Back at the ranch, the dead are released. Happy dead people. Lyra and Will go off to find their daemons and in the process accidentally kill the Authority. He was really old and they found him in the woods after his guard had been killed. In trying to release him from his crystal litter, the wind pulled him apart. Asriel and Coulter, meanwhile, sacrifice themselves to kill the Regent to the Authority who was the one with all the power. Lyra and Will find their daemons and escape into the same world the dead are being released into.
In the new world they meet up with Mary, who plays serpent by recounting how she fell in love when she was a teenager. Suddenly Lyra and Will realize they’re really Romeo and Juliet. All would end happily ever after, except that all this cutting between universes is letting the Dust leak out and if all the Dust leaks out then consciousness goes with it. Also, you can’t live for more than a couple of years in a different universe from your own. Only one door can be left open, and Will and Lyra decide that it must be the door for the dead. And so, they are parted forever. The end.
- Dear goodness, that was really long and complicated. Believe me, I left out giant parts of the story, and it’s still that long.
- There was a lot of highly theoretical and mature topics in these books considering that they are young adult fiction. Just because the main character is a kid doesn’t mean that the books are aimed at children.
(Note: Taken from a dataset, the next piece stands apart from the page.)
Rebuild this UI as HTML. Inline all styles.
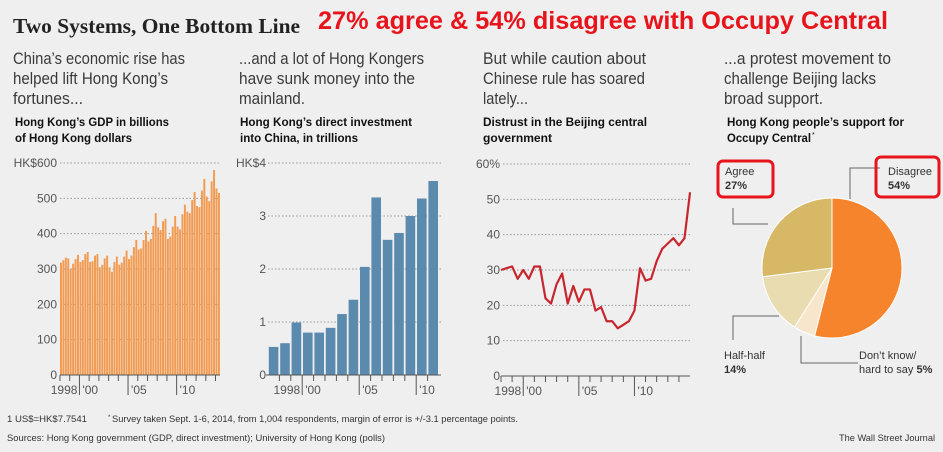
<!DOCTYPE html>
<html><head><meta charset="utf-8"><style>
body{margin:0;background:#efefef;}
svg{display:block;font-family:"Liberation Sans",sans-serif;}
.sub{font-size:17px;fill:#3a3a3a;}
.ct{font-size:12px;font-weight:bold;fill:#111;}
.tk{font-size:12px;fill:#555;}
.grid{stroke:#999;stroke-dasharray:1.5 2;stroke-width:1;}
.ax{stroke:#555;stroke-width:1;}
.ft{font-size:9.5px;fill:#333;}
</style></head><body>
<svg id="s" width="943" height="452">
<rect width="943" height="452" fill="#efefef"/>
<text x="13" y="33" font-family="Liberation Serif,serif" font-weight="bold" font-size="21" fill="#222" textLength="287" lengthAdjust="spacingAndGlyphs">Two Systems, One Bottom Line</text>
<text x="318" y="29" font-weight="bold" font-size="25" fill="#e8141c" textLength="570" lengthAdjust="spacingAndGlyphs">27% agree &amp; 54% disagree with Occupy Central</text>
<g class="sub"><text x="13" y="64" textLength="172" lengthAdjust="spacingAndGlyphs">China’s economic rise has</text><text x="13" y="84" textLength="155" lengthAdjust="spacingAndGlyphs">helped lift Hong Kong’s</text><text x="13" y="104" textLength="70" lengthAdjust="spacingAndGlyphs">fortunes...</text></g>
<g class="sub"><text x="239" y="64" textLength="185" lengthAdjust="spacingAndGlyphs">...and a lot of Hong Kongers</text><text x="239" y="84" textLength="176" lengthAdjust="spacingAndGlyphs">have sunk money into the</text><text x="239" y="104" textLength="66" lengthAdjust="spacingAndGlyphs">mainland.</text></g>
<g class="sub"><text x="483" y="64" textLength="163" lengthAdjust="spacingAndGlyphs">But while caution about</text><text x="483" y="84" textLength="162" lengthAdjust="spacingAndGlyphs">Chinese rule has soared</text><text x="483" y="104" textLength="45" lengthAdjust="spacingAndGlyphs">lately...</text></g>
<g class="sub"><text x="724" y="64" textLength="167" lengthAdjust="spacingAndGlyphs">...a protest movement to</text><text x="724" y="84" textLength="152" lengthAdjust="spacingAndGlyphs">challenge Beijing lacks</text><text x="724" y="104" textLength="99" lengthAdjust="spacingAndGlyphs">broad support.</text></g>
<g class="ct"><text x="15" y="126" textLength="154" lengthAdjust="spacingAndGlyphs">Hong Kong’s GDP in billions</text><text x="15" y="142" textLength="117" lengthAdjust="spacingAndGlyphs">of Hong Kong dollars</text></g>
<g class="ct"><text x="240" y="126" textLength="172" lengthAdjust="spacingAndGlyphs">Hong Kong’s direct investment</text><text x="240" y="142" textLength="118" lengthAdjust="spacingAndGlyphs">into China, in trillions</text></g>
<g class="ct"><text x="483" y="126" textLength="164" lengthAdjust="spacingAndGlyphs">Distrust in the Beijing central</text><text x="483" y="142" textLength="69" lengthAdjust="spacingAndGlyphs">government</text></g>
<g class="ct"><text x="727" y="126" textLength="177" lengthAdjust="spacingAndGlyphs">Hong Kong people’s support for</text><text x="727" y="142" textLength="84" lengthAdjust="spacingAndGlyphs">Occupy Central</text><text x="812" y="137" font-size="7" font-weight="normal">*</text></g>
<g id="c1"></g>
<g id="c2"></g>
<g id="c3"></g>
<g id="c4"></g>
<text x="7" y="422" class="ft" textLength="80" lengthAdjust="spacingAndGlyphs">1 US$=HK$7.7541</text>
<text x="108" y="419" font-size="6" fill="#333">*</text>
<text x="112" y="422" class="ft" textLength="406" lengthAdjust="spacingAndGlyphs">Survey taken Sept. 1-6, 2014, from 1,004 respondents, margin of error is +/-3.1 percentage points.</text>
<text x="7" y="441" class="ft" textLength="378" lengthAdjust="spacingAndGlyphs">Sources: Hong Kong government (GDP, direct investment); University of Hong Kong (polls)</text>
<text x="839" y="441" class="ft" textLength="96" lengthAdjust="spacingAndGlyphs">The Wall Street Journal</text>
</svg>
<script>
const gdpValues=[318,325,332,330,300,315,328,340,320,325,342,348,320,322,338,342,305,312,330,338,305,292,320,335,312,318,335,352,328,338,362,382,355,358,382,408,378,385,422,458,418,410,435,442,385,392,420,450,420,412,455,482,462,458,495,518,478,475,522,555,505,492,548,580,528,515];
const gdpTicks=[0,100,200,300,400,500,600];
const gdpTickLabels=["0","100","200","300","400","500","HK$600"];
const invYears=[1998,1999,2000,2001,2002,2003,2004,2005,2006,2007,2008,2009,2010,2011,2012];
const invValues=[0.53,0.6,0.99,0.8,0.8,0.89,1.15,1.42,2.04,3.35,2.55,2.68,3.0,3.33,3.66];
const invTicks=[0,1,2,3,4];
const invTickLabels=["0","1","2","3","HK$4"];
const distrustValues=[30,30.5,31,27.5,30,27.5,31,31,22,20.5,26,29,20.5,25.5,21,24.5,24.5,18.5,19.5,15.5,15.5,13.5,14.5,15.5,18.5,30.5,27,27.5,32.5,36,37.5,39,37,39,52];
const distrustTicks=[0,10,20,30,40,50,60];
const distrustTickLabels=["0","10","20","30","40","50","60%"];
const pieLabels=["Disagree","Don't know","Half-half","Agree"];
const pieValues=[54,5,14,27];
const pieColors=["#f5842c","#f8e6cc","#e9dcb0","#d6b866"];
const NS="http://www.w3.org/2000/svg";
function mk(p,t,a){const e=document.createElementNS(NS,t);for(const k in a)e.setAttribute(k,a[k]);p.appendChild(e);return e;}
function axisX(g,x0,perYear,y0,maxYear){
  for(let y=1998;y<=maxYear;y++){const x=x0+(y-1998)*perYear;const long=(y==2000||y==2005||y==2010);
    const t=mk(g,'line',{x1:x,x2:x,y1:y0,y2:y0+(long?20:6),class:'ax'});
    }
  const l=[["1998",2000,-2,"end"],["'00",2000,3,"start"],["'05",2005,3,"start"],["'10",2010,3,"start"]];
  l.forEach(d=>{const t=mk(g,'text',{x:x0+(d[1]-1998)*perYear+d[2],y:y0+19,class:'tk','text-anchor':d[3]});t.textContent=d[0];
    });
}
function axisY(g,ticks,labels,sy,xl,x1,x2){
  ticks.forEach((v,i)=>{const y=sy(v);
    if(v>0){const l=mk(g,'line',{x1:x1,x2:x2,y1:y,y2:y,class:'grid'});}
    const t=mk(g,'text',{x:xl,y:y+4,class:'tk','text-anchor':'end'});t.textContent=labels[i];
    });
}
// chart 1
(function(){const g=document.getElementById('c1');const y0=375,sy=v=>y0-v*(212/600);const x0=60,pq=9.72/4;
  axisY(g,gdpTicks,gdpTickLabels,sy,57,60,220);
  gdpValues.forEach((v,i)=>{const r=mk(g,'rect',{x:x0+i*pq,y:sy(v),width:pq-0.5,height:y0-sy(v),fill:'#f29a50'});
    });
  mk(g,'line',{x1:60,x2:220,y1:y0,y2:y0,class:'ax'});axisX(g,x0,9.72,y0,2014);})();
// chart 2
(function(){const g=document.getElementById('c2');const y0=375,sy=v=>y0-v*53;const x0=268,slot=11.4;
  axisY(g,invTicks,invTickLabels,sy,266,268,441);
  invValues.forEach((v,i)=>{const r=mk(g,'rect',{x:x0+(invYears[i]-1998)*slot+0.8,y:sy(v),width:slot-1.8,height:y0-sy(v),fill:'#5a8aae'});
    });
  mk(g,'line',{x1:266,x2:441,y1:y0,y2:y0,class:'ax'});axisX(g,x0+slot,slot,y0,2011);})();
// chart 3
(function(){const g=document.getElementById('c3');const y0=376,sy=v=>y0-v*(212/60);const x0=501,ph=5.56;
  axisY(g,distrustTicks,distrustTickLabels,sy,500,503,690);
  mk(g,'line',{x1:501,x2:690,y1:y0,y2:y0,class:'ax'});axisX(g,x0,ph*2,y0,2014);
  const p=mk(g,'polyline',{points:distrustValues.map((v,i)=>(x0+i*ph)+','+sy(v)).join(' '),fill:'none',stroke:'#c8262e','stroke-width':2.2,'stroke-linejoin':'round'});
  })();
// pie
(function(){const g=document.getElementById('c4');const cx=832,cy=268,r=70;let a0=0;const tot=pieValues.reduce((a,b)=>a+b,0);
  pieValues.forEach((v,i)=>{const a1=a0+v/tot*2*Math.PI;
    const x1=cx+r*Math.sin(a0),y1=cy-r*Math.cos(a0),x2=cx+r*Math.sin(a1),y2=cy-r*Math.cos(a1);
    const s=mk(g,'path',{d:`M${cx},${cy}L${x1},${y1}A${r},${r} 0 ${(a1-a0)>Math.PI?1:0} 1 ${x2},${y2}Z`,fill:pieColors[i],stroke:'#fff','stroke-width':1});
    a0=a1;});
  const L=(pts)=>{const l=mk(g,'polyline',{points:pts,fill:'none',stroke:'#666','stroke-width':1});};
  L("850,199 850,168 880,168");L("733,208 733,224 768,224");L("733,340 733,316 779,316");L("801,336 801,363 858,363");
  const T=(x,y,a,n)=>{const t=mk(g,'text',{x:x,y:y,'font-size':11,fill:'#333'});t.innerHTML=a;return t;};
  T(725,175,'Agree','label-agree');T(725,189,'<tspan font-weight="bold">'+pieValues[3]+'%</tspan>','value-agree');
  T(888,175,'Disagree','label-disagree');T(888,189,'<tspan font-weight="bold">'+pieValues[0]+'%</tspan>','value-disagree');
  T(724,359,'Half-half','label-half-half');T(724,373,'<tspan font-weight="bold">'+pieValues[2]+'%</tspan>','value-half-half');
  T(859,359,"Don’t know/",'label-dont-know');T(859,373,'hard to say <tspan font-weight="bold">'+pieValues[1]+'%</tspan>','value-dont-know');
  mk(g,'rect',{x:718,y:161,width:55,height:36,rx:5,fill:'none',stroke:'#e8141c','stroke-width':3,});
  mk(g,'rect',{x:876,y:157,width:63,height:40,rx:5,fill:'none',stroke:'#e8141c','stroke-width':3,});
})();
</script>
</body></html>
I sort of think it’s dirty pool to aim this at children without making sure there’s an adult they can talk to while reading it.
- The series has been billed as the anti-Narnia. Now, I have not read The Chronicles of Narnia yet. Regardless, it took an entire book and then some for me to finally pick up on the whole, “Let’s kill God,” plot. Clearly this is where it differs from Narnia.
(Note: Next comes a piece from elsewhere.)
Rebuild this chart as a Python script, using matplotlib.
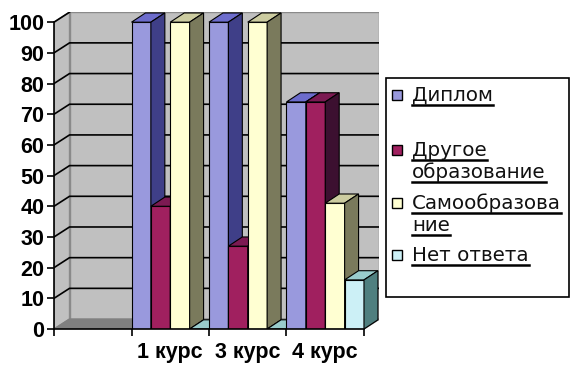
import matplotlib
matplotlib.use("Agg")
import matplotlib.pyplot as plt
from matplotlib.patches import Polygon, Rectangle
from matplotlib.lines import Line2D
import numpy as np

plt.rcParams["font.family"] = ["Liberation Sans", "DejaVu Sans"]

# first category slot is left empty on purpose
categories = ["", "1 курс", "3 курс", "4 курс"]
series_labels = ["Диплом", "Другое\nобразование", "Самообразова\nние", "Нет ответа"]
diplom = [None, 100, 100, 74]
other_edu = [None, 40, 27, 74]
self_edu = [None, 100, 100, 41]
no_answer = [None, 0, 0, 16]
y_ticks = list(range(0, 101, 10))

series = [diplom, other_edu, self_edu, no_answer]
front_c = ["#9999dd", "#a0205f", "#ffffd2", "#ccf0f6"]
top_c = ["#6c6ccc", "#7c1a52", "#cccca0", "#99cccc"]
side_c = ["#3f3f88", "#3c1030", "#7a7a5c", "#4f7f7f"]

DX, DY = 0.2, 3.25      # wall depth (data units)
BDX, BDY = 0.18, 3.0    # bar depth

fig = plt.figure(figsize=(5.71, 3.65), dpi=100)
ax = fig.add_axes([0.0946, 0.0986, 0.570, 0.868])
n = len(categories)
ax.set_xlim(0, n + DX)
ax.set_ylim(0, 100 + DY)
ax.patch.set_visible(False)

# walls and floor
wall = "#c0c0c0"
ax.add_patch(Polygon([(DX, DY), (n + DX, DY), (n + DX, 100 + DY), (DX, 100 + DY)],
                     closed=True, fc=wall, ec="#8a8a8a", lw=1, zorder=0))
ax.add_patch(Polygon([(0, 0), (DX, DY), (DX, 100 + DY), (0, 100)],
                     closed=True, fc=wall, ec="#8a8a8a", lw=1, zorder=0))
ax.add_patch(Polygon([(0, 0), (n, 0), (n + DX, DY), (DX, DY)],
                     closed=True, fc="#808080", ec="#808080", lw=1, zorder=0.5))
for y in y_ticks[1:-1]:
    ax.plot([0, DX, n + DX], [y, y + DY, y + DY], color="black", lw=1.2, zorder=1)
ax.plot([0, DX], [100, 100 + DY], color="black", lw=1.2, zorder=1)

# 3d-looking bars, drawn left to right so later fronts hide earlier sides
w = 1.0 / len(series)
for i in range(n):
    for j, vals in enumerate(series):
        v = vals[i]
        if v is None:
            continue
        x0 = i + j * w
        z = 2 + i * 10 + j
        ax.bar(x0, v, width=w, align="edge", color=front_c[j], edgecolor="black",
               linewidth=0.8, zorder=z)
        ax.add_patch(Polygon([(x0, v), (x0 + w, v), (x0 + w + BDX, v + BDY), (x0 + BDX, v + BDY)],
                             closed=True, fc=top_c[j], ec="black", lw=0.8, zorder=z))
        ax.add_patch(Polygon([(x0 + w, 0), (x0 + w + BDX, BDY), (x0 + w + BDX, v + BDY), (x0 + w, v)],
                             closed=True, fc=side_c[j], ec="black", lw=0.8, zorder=z))

for s in ["top", "right"]:
    ax.spines[s].set_visible(False)
ax.spines["left"].set_bounds(0, 100)
ax.spines["bottom"].set_bounds(0, n)
for s in ["left", "bottom"]:
    ax.spines[s].set_linewidth(1.2)
    ax.spines[s].set_zorder(100)

ax.set_yticks(y_ticks)
ax.tick_params(axis="y", direction="out", length=5, width=1.2, labelsize=15.5, pad=2)
ax.set_xticks(range(n + 1))
ax.set_xticklabels([])
ax.set_xticks(np.arange(n) + 0.5, categories, minor=True)
ax.tick_params(axis="x", which="major", direction="out", length=5, width=1.2)
ax.tick_params(axis="x", which="minor", length=0, labelsize=15.5, pad=9)
for lbl in ax.get_yticklabels() + ax.get_xticklabels(minor=True):
    lbl.set_fontweight("bold")

# legend box (pixel-like units, y downwards)
lw_px, lh_px = 183, 219
lax = fig.add_axes([386 / 571, (365 - 297) / 365, lw_px / 571, lh_px / 365])
lax.set_xlim(0, lw_px)
lax.set_ylim(lh_px, 0)
lax.axis("off")
lax.add_patch(Rectangle((0, 0), 1, 1, transform=lax.transAxes, fc="white",
                        ec="black", lw=1.2, clip_on=False))

marker_y = [17, 72, 125, 177]
line_gap = 22
texts = []
for j, label in enumerate(series_labels):
    my = marker_y[j]
    lax.add_patch(Rectangle((6, my - 5), 10, 10, fc=front_c[j], ec="black", lw=1))
    for k, line in enumerate(label.split("\n")):
        t = lax.text(26, my + 6 + k * line_gap, line, fontsize=14.3, va="baseline",
                     ha="left", clip_on=True, color="#111111",
                     family=["DejaVu Sans"])
        texts.append(t)

# underline every legend line
fig.canvas.draw()
renderer = fig.canvas.get_renderer()
inv = lax.transData.inverted()
for t in texts:
    bb = t.get_window_extent(renderer)
    x_a, _ = inv.transform((bb.x0, bb.y0))
    x_b, _ = inv.transform((bb.x1, bb.y0))
    yb = t.get_position()[1] + 4
    lax.add_line(Line2D([x_a, min(x_b, lw_px)], [yb, yb], color="black", lw=1.8))

fig.savefig("out.png", dpi=100, facecolor="white")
- On that same note, I was not nearly as bothered by the let’s kill God idea as I thought I would be. Let me explain. First, I have a very strong, “This is fiction,” instinct, because if someone suggested this in real life, I would take issue. Second, in reality what the author seems to want to kill is not God himself, but the oppression of the church, here symbolized by the actual God. He’s not entirely wrong in asserting the fact that the church has been responsible for some of the worst oppression and persecution in history. Still, it’s a pretty risqué plot line.
- From a dorky physics major perspective, the fact that he cast Dust as dark matter was both cool and kind of ingenious. For those who don’t know about dark matter: based on the math, for the universe to exist as we know it, it should, in theory, have a whole lot more matter than what we can measure; the theory goes that dark matter makes up the rest of it. It’s all around, but we can’t see or measure it. In the series, this is the source of consciousness and intelligent thought.
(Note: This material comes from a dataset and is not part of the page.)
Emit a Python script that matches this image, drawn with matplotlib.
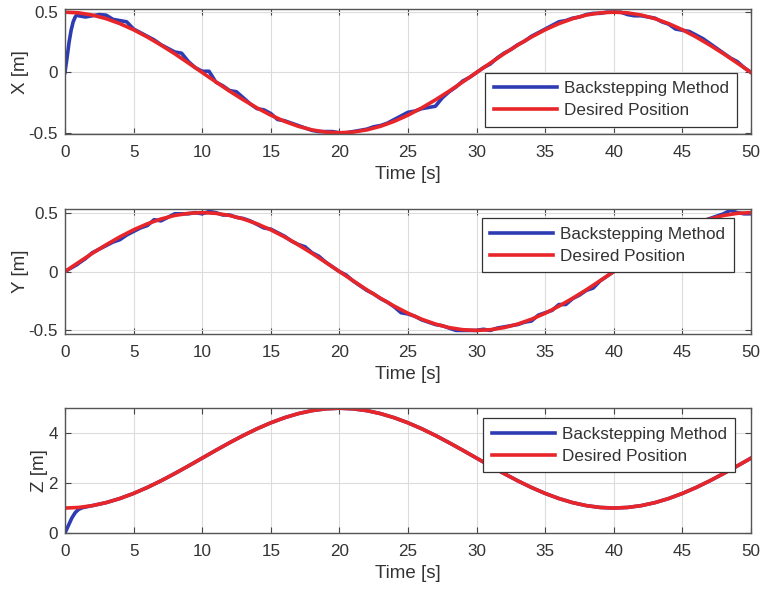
import matplotlib
matplotlib.use("Agg")
import matplotlib.pyplot as plt
import numpy as np

# desired trajectory, read every 1 s
t_ref = np.arange(0, 51, 1)
x_ref = [0.5, 0.494, 0.476, 0.446, 0.405, 0.354, 0.294, 0.227, 0.155, 0.078,
         0.0, -0.078, -0.155, -0.227, -0.294, -0.354, -0.405, -0.446, -0.476, -0.494,
         -0.5, -0.494, -0.476, -0.446, -0.405, -0.354, -0.294, -0.227, -0.155, -0.078,
         0.0, 0.078, 0.155, 0.227, 0.294, 0.354, 0.405, 0.446, 0.476, 0.494,
         0.5, 0.494, 0.476, 0.446, 0.405, 0.354, 0.294, 0.227, 0.155, 0.078, 0.0]
y_ref = [0.0, 0.078, 0.155, 0.227, 0.294, 0.354, 0.405, 0.446, 0.476, 0.494,
         0.5, 0.494, 0.476, 0.446, 0.405, 0.354, 0.294, 0.227, 0.155, 0.078,
         0.0, -0.078, -0.155, -0.227, -0.294, -0.354, -0.405, -0.446, -0.476, -0.494,
         -0.5, -0.494, -0.476, -0.446, -0.405, -0.354, -0.294, -0.227, -0.155, -0.078,
         0.0, 0.078, 0.155, 0.227, 0.294, 0.354, 0.405, 0.446, 0.476, 0.494, 0.5]
z_ref = [1.0, 1.025, 1.098, 1.218, 1.382, 1.586, 1.824, 2.092, 2.382, 2.687,
         3.0, 3.313, 3.618, 3.908, 4.176, 4.414, 4.618, 4.782, 4.902, 4.975,
         5.0, 4.975, 4.902, 4.782, 4.618, 4.414, 4.176, 3.908, 3.618, 3.313,
         3.0, 2.687, 2.382, 2.092, 1.824, 1.586, 1.382, 1.218, 1.098, 1.025,
         1.0, 1.025, 1.098, 1.218, 1.382, 1.586, 1.824, 2.092, 2.382, 2.687, 3.0]

# backstepping response, read every 0.5 s (extra points in the start transient)
t_bs = [0, 0.15, 0.3, 0.45, 0.6, 0.75, 0.9] + list(np.arange(1.0, 50.5, 0.5))
x_bs = [0.0, 0.12, 0.25, 0.35, 0.42, 0.46, 0.48,
        0.47, 0.46, 0.47, 0.48, 0.475, 0.44, 0.43, 0.42, 0.36, 0.33,
        0.30, 0.27, 0.23, 0.20, 0.17, 0.16, 0.09, 0.04, 0.01, 0.01,
        -0.08, -0.11, -0.15, -0.16, -0.21, -0.26, -0.30, -0.31, -0.34, -0.39,
        -0.40, -0.42, -0.44, -0.46, -0.48, -0.49, -0.49, -0.49, -0.50, -0.50,
        -0.49, -0.48, -0.47, -0.45, -0.44, -0.42, -0.39, -0.36, -0.33, -0.32,
        -0.30, -0.29, -0.28, -0.21, -0.16, -0.12, -0.07, -0.04, 0.0, 0.04,
        0.07, 0.12, 0.16, 0.19, 0.23, 0.26, 0.30, 0.33, 0.36, 0.39,
        0.42, 0.43, 0.45, 0.46, 0.48, 0.49, 0.49, 0.50, 0.50, 0.50,
        0.48, 0.47, 0.47, 0.46, 0.45, 0.42, 0.40, 0.36, 0.35, 0.34,
        0.31, 0.28, 0.24, 0.20, 0.16, 0.12, 0.09, 0.04, 0.0]
y_bs = [0.0, 0.01, 0.02, 0.03, 0.04, 0.05, 0.06,
        0.07, 0.11, 0.16, 0.19, 0.22, 0.25, 0.27, 0.31, 0.34, 0.37,
        0.39, 0.44, 0.43, 0.46, 0.49, 0.49, 0.49, 0.50, 0.49, 0.51,
        0.50, 0.48, 0.48, 0.46, 0.45, 0.43, 0.40, 0.37, 0.36, 0.33,
        0.30, 0.26, 0.23, 0.21, 0.16, 0.13, 0.08, 0.04, 0.0, -0.03,
        -0.08, -0.12, -0.16, -0.19, -0.23, -0.26, -0.30, -0.35, -0.36, -0.38,
        -0.41, -0.43, -0.45, -0.46, -0.48, -0.50, -0.50, -0.50, -0.50, -0.49,
        -0.50, -0.48, -0.47, -0.46, -0.45, -0.43, -0.42, -0.37, -0.35, -0.33,
        -0.28, -0.28, -0.23, -0.20, -0.16, -0.14, -0.08, -0.04, 0.0, 0.04,
        0.08, 0.12, 0.15, 0.19, 0.23, 0.26, 0.29, 0.33, 0.35, 0.38,
        0.41, 0.43, 0.45, 0.47, 0.49, 0.52, 0.50, 0.49, 0.49]
t_bz = [0, 0.25, 0.5, 0.75, 1.0, 1.3] + list(np.arange(2, 51, 1))
z_bs = [0.0, 0.3, 0.6, 0.82, 0.95, 1.02] + z_ref[2:]

labels = ["X [m]", "Y [m]", "Z [m]"]
ylims = [(-0.51, 0.525), (-0.53, 0.53), (0, 5)]
yticks = [[-0.5, 0, 0.5], [-0.5, 0, 0.5], [0, 2, 4]]
ytlabels = [["-0.5", "0", "0.5"], ["-0.5", "0", "0.5"], ["0", "2", "4"]]
leg_anchor = [("lower right", (0.98, 0.056)), ("upper right", (0.975, 0.928)),
              ("upper right", (0.977, 0.92))]

plt.rcParams["font.family"] = ["Liberation Sans", "DejaVu Sans"]
fig = plt.figure(figsize=(7.64, 5.89), dpi=100)
bottoms = [0.7725, 0.433, 0.095]
txt = "#333333"

series = [(t_bs, x_bs, t_ref, x_ref), (t_bs, y_bs, t_ref, y_ref), (t_bz, z_bs, t_ref, z_ref)]
for i, (tb, vb, tr, vr) in enumerate(series):
    ax = fig.add_axes([0.085, bottoms[i], 0.898, 0.212])
    ax.plot(tb, vb, color="#2e3cb4", lw=2.6, label="Backstepping Method")
    ax.plot(tr, vr, color="#e8262a", lw=2.6, label="Desired Position")
    ax.set_xlim(0, 50)
    ax.set_ylim(*ylims[i])
    ax.set_xticks(np.arange(0, 55, 5))
    ax.set_yticks(yticks[i])
    ax.set_yticklabels(ytlabels[i])
    ax.grid(True, color="#dcdcdc", lw=0.8)
    ax.set_axisbelow(True)
    ax.tick_params(direction="in", top=True, right=True, labelsize=12.3,
                   colors="#444444", labelcolor=txt, length=4)
    ax.tick_params(axis="x", pad=8)
    ax.tick_params(axis="y", pad=5)
    for s in ax.spines.values():
        s.set_color("#555555")
        s.set_linewidth(1.0)
    ax.set_xlabel("Time [s]", fontsize=13.5, color=txt, labelpad=4)
    ax.set_ylabel(labels[i], fontsize=13.5, color=txt, labelpad=0)
    loc, anchor = leg_anchor[i]
    leg = ax.legend(loc=loc, bbox_to_anchor=anchor, fontsize=12.3, handlelength=3.7,
                    framealpha=1, fancybox=False, edgecolor="#333333",
                    borderpad=0.5, labelspacing=0.42, handletextpad=0.4,
                    borderaxespad=0)
    leg.get_frame().set_linewidth(0.9)
    for tx in leg.get_texts():
        tx.set_color(txt)

fig.savefig("out.png", dpi=100)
- I do sort of wish I had a daemon. It would be cool to have an awesome animal companion all my own that could talk to me.
- Lame ending. I don’t see why we couldn’t have had a little happiness there. At the very least, he could have given us a nice epilogue about how Lyra and Will live full and meaningful lives.
We are now coming to Shakespeare. I’m going to try to do it a play at a time and provide some mini-post commentary on the way. Meanwhile, I’ll be continuing with the novels. Anyone have a copy of Rebecca I can borrow?